Structural analysis of lead fullerene-based inhibitor bound to human immunodeficiency virus type 1 protease in solution from molecular dynamics simulations.

Molecular dynamics (MD) simulations of the HIV-1 protease (HIVP) complexed with lead fullerene-based inhibitor (diphenyl C60 alcohol) in the three protonated states, unprotonated (Un-), monoprotonated (Mono-), and diprotonated (Di-) states at Asp25 and Asp25' were performed. As the X-ray structure of the investigated complex is not available, it was built up starting with the X-ray crystallographic structure of the HIVP complexed with non-peptide inhibitor (PDB code: 1AID) and that of the diphenyl C60 alcohol optimized using the integrated ONIOM molecular orbital calculations. The inhibitor was, then, introduced into the enzyme pocket using a molecular docking method. Change of the HIVP binding cavity for all three states were evaluated in terms of distance between the two catalytic residues, Asp25 and Asp25' as well as those between the catalytic residues and the flap regions. The torsional angles formed by the O-C-C-O of the two carboxyl groups of the catalytic dyad show the non-planar configuration with the most frequency at about -45 degrees for the Un-, 35 degrees and -95 degrees for the Mono- and 60 degrees for the Di-systems. At equilibrium, different orientations of the fullerene-based inhibitor in the three protonation states were observed. For the Di-state, the OH group of the inhibitor stably forms hydrogen bonds with the two aspartic residues. It turns to the flap region to form hydrogen bonding to the backbone N of Ile50' for the Un-state. In contrast, the OH group turns to locate between the catalytic and the flap region for the Mono-states. Beside the molecular orientation, the rotation of the OH group of the inhibitor in the Un-state was also detected.
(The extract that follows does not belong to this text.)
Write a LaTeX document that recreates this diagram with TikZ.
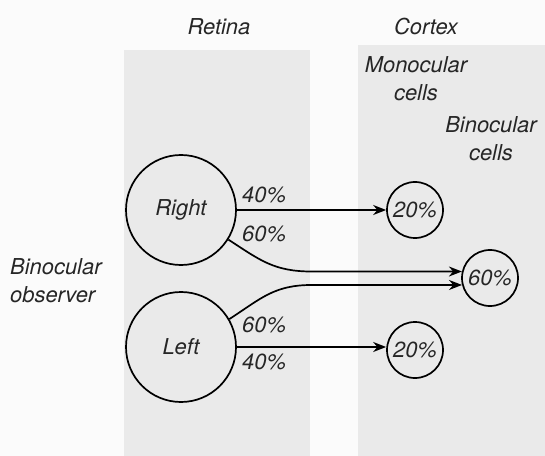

In terms of solvation, the carboxylate oxygens of the aspartic residues in the Un- and Mono-states were solvated by one to three water molecules while the OH group in these two states was coordinated by one water molecule. This is in contrast to the Di-state in which no water molecule is available in the radius of 5-6A around the oxygen atoms of the carboxylate groups of enzyme and of the OH group of the inhibitor. The simulated results lead to the conclusion that the active site of the HIVP complexed with the diphenyl C60 alcohol is the diprotonation states on Asp25 and Asp25'.